The article by anti-Western economist Mikhail Delyagin, published by the Rossiskaya Gazeta daily earlier this month, sparked worries in Finland that Moscow might turn down state-controlled Fortum’s request for approval to buy a 47 percent stake in Germany’s Uniper.
Uniper owns some power plants in Russia, and the deal has to pass a Russian law that effectively prohibits foreign states or state-owned entities from gaining control over strategic national assets.
Fortum CEO Pekka Lundmark said on Thursday, however, he was confident of winning approval for the deal.
“We are in good discussion regarding … (Russian) clearances and we expect to receive them by mid-year,” he told a news conference. “We have not received … such messages or information that we would not be getting these clearances.”

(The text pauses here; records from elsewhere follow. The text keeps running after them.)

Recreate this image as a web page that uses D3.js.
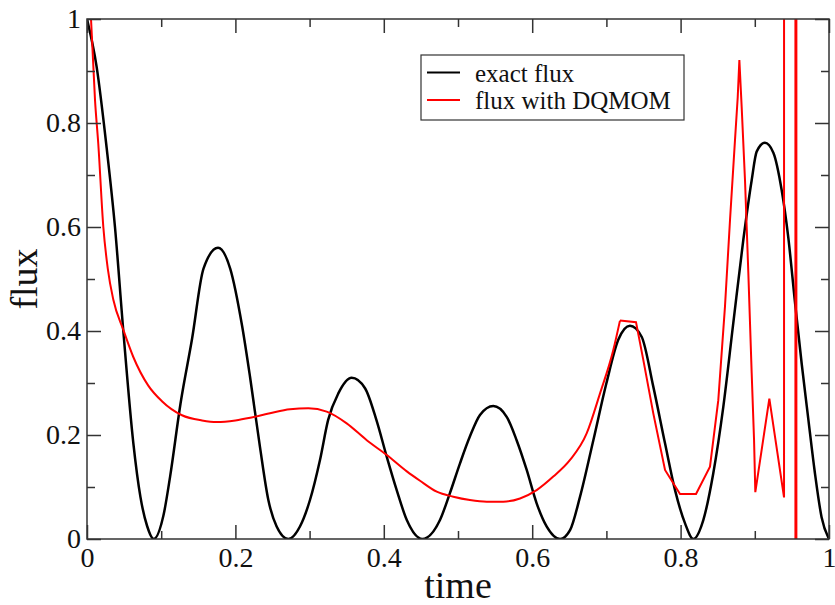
<!DOCTYPE html>
<html>
<head>
<meta charset="utf-8">
<script src="https://cdn.jsdelivr.net/npm/d3@7"></script>
<style>
  body { margin: 0; background: #fff; }
  svg text, .tick text { font-family: "Liberation Serif", "Times New Roman", serif !important; }
</style>
</head>
<body>
<div id="chart"></div>
<script>
// data
const exactT = [0, 0.013, 0.0265, 0.0377, 0.049, 0.0624, 0.072, 0.081, 0.09,
  0.103, 0.112, 0.126, 0.1416, 0.157, 0.1766, 0.193, 0.209, 0.2197, 0.233, 0.2444, 0.2556, 0.2713,
  0.287, 0.3005, 0.314, 0.325, 0.3387, 0.3567, 0.3747, 0.39, 0.404, 0.4174, 0.431, 0.452,
  0.4757, 0.489, 0.5027, 0.516, 0.5296, 0.5476, 0.5656, 0.579, 0.5926, 0.606, 0.6196, 0.6375,
  0.651, 0.6644, 0.6824, 0.700, 0.716, 0.7318, 0.7475, 0.7632, 0.779, 0.7925, 0.806, 0.8171,
  0.8306, 0.844, 0.8576, 0.871, 0.8845, 0.8958, 0.9025, 0.9137, 0.925, 0.9362, 0.9452, 0.9542,
  0.9632, 0.972, 0.981, 0.990, 1.0];
const exactFlux = [1, 0.908, 0.752, 0.60, 0.399, 0.185, 0.081, 0.025, 0,
  0.045, 0.12, 0.26, 0.385, 0.52, 0.56, 0.52, 0.41, 0.312, 0.178, 0.075, 0.024, 0,
  0.024, 0.075, 0.152, 0.229, 0.28, 0.31, 0.29, 0.229, 0.158, 0.094, 0.0365, 0,
  0.0365, 0.0878, 0.1455, 0.197, 0.2385, 0.2558, 0.235, 0.19, 0.1327, 0.0686, 0.0237, 0,
  0.017, 0.081, 0.19, 0.2994, 0.383, 0.41, 0.389, 0.293, 0.184, 0.094, 0.03, 0,
  0.0365, 0.126, 0.2545, 0.415, 0.575, 0.69, 0.745, 0.762, 0.743, 0.671, 0.579, 0.4545,
  0.337, 0.232, 0.127, 0.042, 0];

const dqmomT = [0.0054, 0.0108, 0.0152, 0.022, 0.028, 0.0355, 0.049, 0.0624, 0.0826,
  0.101, 0.128, 0.155, 0.175, 0.2, 0.22, 0.2466, 0.2736, 0.2983, 0.323, 0.35, 0.377, 0.404,
  0.431, 0.4488, 0.4713, 0.4937, 0.516, 0.5387, 0.561, 0.5836, 0.606, 0.6284, 0.651, 0.6734,
  0.6914, 0.7093, 0.7183, 0.7399, 0.7498, 0.7632, 0.779, 0.7992, 0.8208, 0.8396, 0.8508,
  0.8598, 0.8666, 0.8733, 0.877, 0.8792, 0.8823, 0.8868, 0.8913, 0.8958, 0.899, 0.9007,
  0.9196, 0.9394, 0.9405, 0.9545, 0.955, 0.9558, 0.9563, 1.0];
const dqmomFlux = [1.0, 0.844, 0.76, 0.60, 0.52, 0.46, 0.402, 0.35, 0.295,
  0.265, 0.238, 0.228, 0.225, 0.228, 0.233, 0.2417, 0.2494, 0.2513, 0.2449, 0.2224, 0.19, 0.1615,
  0.13, 0.112, 0.091, 0.0814, 0.075, 0.0718, 0.0718, 0.078, 0.094, 0.12, 0.152, 0.203,
  0.28, 0.3635, 0.42, 0.417, 0.344, 0.2417, 0.1327, 0.0865, 0.0865, 0.139, 0.267,
  0.447, 0.6135, 0.767, 0.85, 0.921, 0.831, 0.69, 0.511, 0.319, 0.19, 0.09,
  0.27, 0.08, 40, 40, -40, 40, -40, -40];
// DQMOM output is smooth up to this time, then jagged
const dqmomSmoothUntil = 0.7183;

const xMajor = [0, 0.2, 0.4, 0.6, 0.8, 1];
const xMinor = [0.1, 0.3, 0.5, 0.7, 0.9];
const yMajor = [0, 0.2, 0.4, 0.6, 0.8, 1];
const yMinor = [0.1, 0.3, 0.5, 0.7, 0.9];
const xLabels = ["0", "0.2", "0.4", "0.6", "0.8", "1"];
const yLabels = ["0", "0.2", "0.4", "0.6", "0.8", "1"];
const seriesNames = ["exact flux", "flux with DQMOM"];
const seriesColors = ["#000000", "#ff0000"];

const W = 835, H = 605;
const margin = {top: 19, right: 6, bottom: 66, left: 87};
const width = W - margin.left - margin.right;
const height = H - margin.top - margin.bottom;

const svg = d3.select("#chart")
  .append("svg")
    .attr("width", W)
    .attr("height", H)
  .append("g")
    .attr("transform", `translate(${margin.left}, ${margin.top})`);

const xScale = d3.scaleLinear().domain([0, 1]).range([0, width]);
const yScale = d3.scaleLinear().domain([0, 1]).range([height, 0]);

svg.append("clipPath").attr("id", "plotClip")
  .append("rect").attr("width", width).attr("height", height);

// curves
const exactData = exactT.map((t, i) => [t, exactFlux[i]]);
const dqmomData = dqmomT.map((t, i) => [t, dqmomFlux[i]]);

svg.append("path")
  .datum(exactData)
  .attr("clip-path", "url(#plotClip)")
  .attr("fill", "none")
  .attr("stroke", seriesColors[0])
  .attr("stroke-width", 2.5)
  .attr("d", d3.line().x(d => xScale(d[0])).y(d => yScale(d[1])).curve(d3.curveMonotoneX));

const redLine = d3.line().x(d => xScale(d[0])).y(d => yScale(d[1]));
svg.append("path")
  .datum(dqmomData.filter(d => d[0] <= dqmomSmoothUntil))
  .attr("clip-path", "url(#plotClip)")
  .attr("fill", "none")
  .attr("stroke", seriesColors[1])
  .attr("stroke-width", 2)
  .attr("d", redLine.curve(d3.curveMonotoneX));
svg.append("path")
  .datum(dqmomData.filter(d => d[0] >= dqmomSmoothUntil))
  .attr("clip-path", "url(#plotClip)")
  .attr("fill", "none")
  .attr("stroke", seriesColors[1])
  .attr("stroke-width", 2)
  .attr("d", redLine.curve(d3.curveLinear));

// axes, ticks inward on all four sides
function styleAxis(g) {
  g.attr("font-family", "Liberation Serif");
  g.select(".domain").remove();
  g.selectAll(".tick line").attr("stroke", "#333").attr("stroke-width", 1.5);
  g.selectAll("text")
    .attr("fill", "#111")
    .style("font-size", "28px");
}

const xFmt = (d, i) => xLabels[i];
const yFmt = (d, i) => yLabels[i];

svg.append("g")
  .attr("transform", `translate(0, ${height})`)
  .call(d3.axisBottom(xScale).tickValues(xMajor).tickSize(-14).tickPadding(8).tickFormat(xFmt))
  .call(styleAxis);
svg.append("g")
  .attr("transform", `translate(0, ${height})`)
  .call(d3.axisBottom(xScale).tickValues(xMinor).tickSize(-8).tickFormat(""))
  .call(styleAxis);
svg.append("g")
  .call(d3.axisTop(xScale).tickValues(xMajor).tickSize(-14).tickFormat(""))
  .call(styleAxis);
svg.append("g")
  .call(d3.axisTop(xScale).tickValues(xMinor).tickSize(-8).tickFormat(""))
  .call(styleAxis);

svg.append("g")
  .call(d3.axisLeft(yScale).tickValues(yMajor).tickSize(-14).tickPadding(6).tickFormat(yFmt))
  .call(styleAxis);
svg.append("g")
  .call(d3.axisLeft(yScale).tickValues(yMinor).tickSize(-8).tickFormat(""))
  .call(styleAxis);
svg.append("g")
  .attr("transform", `translate(${width}, 0)`)
  .call(d3.axisRight(yScale).tickValues(yMajor).tickSize(-14).tickFormat(""))
  .call(styleAxis);
svg.append("g")
  .attr("transform", `translate(${width}, 0)`)
  .call(d3.axisRight(yScale).tickValues(yMinor).tickSize(-8).tickFormat(""))
  .call(styleAxis);

// frame
svg.append("rect")
  .attr("width", width)
  .attr("height", height)
  .attr("fill", "none")
  .attr("stroke", "#333")
  .attr("stroke-width", 1.5);

// axis titles
svg.append("text")
  .attr("x", width / 2)
  .attr("y", height + 59)
  .attr("text-anchor", "middle")
  .attr("fill", "#111")
  .style("font-size", "38px")
  .text("time");

svg.append("text")
  .attr("transform", `translate(${37 - margin.left}, ${279 - margin.top}) rotate(-90)`)
  .attr("text-anchor", "middle")
  .attr("fill", "#111")
  .style("font-size", "38px")
  .text("flux");

// legend
const legend = svg.append("g")
  .attr("transform", `translate(${421 - margin.left}, ${55 - margin.top})`);
legend.append("rect")
  .attr("width", 263)
  .attr("height", 65)
  .attr("fill", "#fff")
  .attr("stroke", "#333")
  .attr("stroke-width", 1.2);
seriesNames.forEach((name, i) => {
  const yy = 17.5 + i * 27.5;
  legend.append("line")
    .attr("x1", 6).attr("x2", 39)
    .attr("y1", yy).attr("y2", yy)
    .attr("stroke", seriesColors[i])
    .attr("stroke-width", 2);
  legend.append("text")
    .attr("x", 54)
    .attr("y", yy + 9)
    .attr("fill", "#111")
    .style("font-size", "25px")
    .text(name);
});
</script>
</body>
</html>
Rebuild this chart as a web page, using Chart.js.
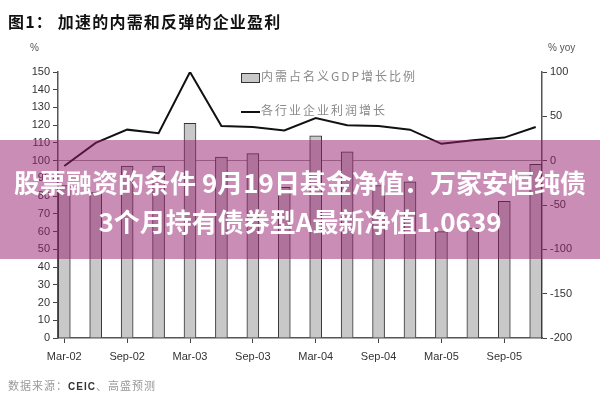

“The negative articles that we have seen do not reflect the views of the Russian government … Our view of the business environment is rather stable. We are calm in that sense,” Lundmark said when asked about the article.
Fortum recently completed a $5.5 billion investment program in Russia and last year generated sales of $1.2 billion in the country. But the risks of doing business in Russia are a familiar theme for the company.
A few years ago, Fortum was in talks with Russia’s Gazprom over a plan to restructure Russian hydro and thermal power company TGC-1. Fortum was supposed to get a controlling stake in a planned spin-off hydropower company if it took a stake in a Russian-backed Finnish nuclear project here, which needed new investors.
Fortum made that investment, but the hydropower talks made slow progress, and last month Fortum said it had abandoned hopes for the Gazprom deal. Several Finnish companies have a long history of doing business in neighboring Russia. Some, including retailers Kesko and Stockmann, have recently pulled out of the market.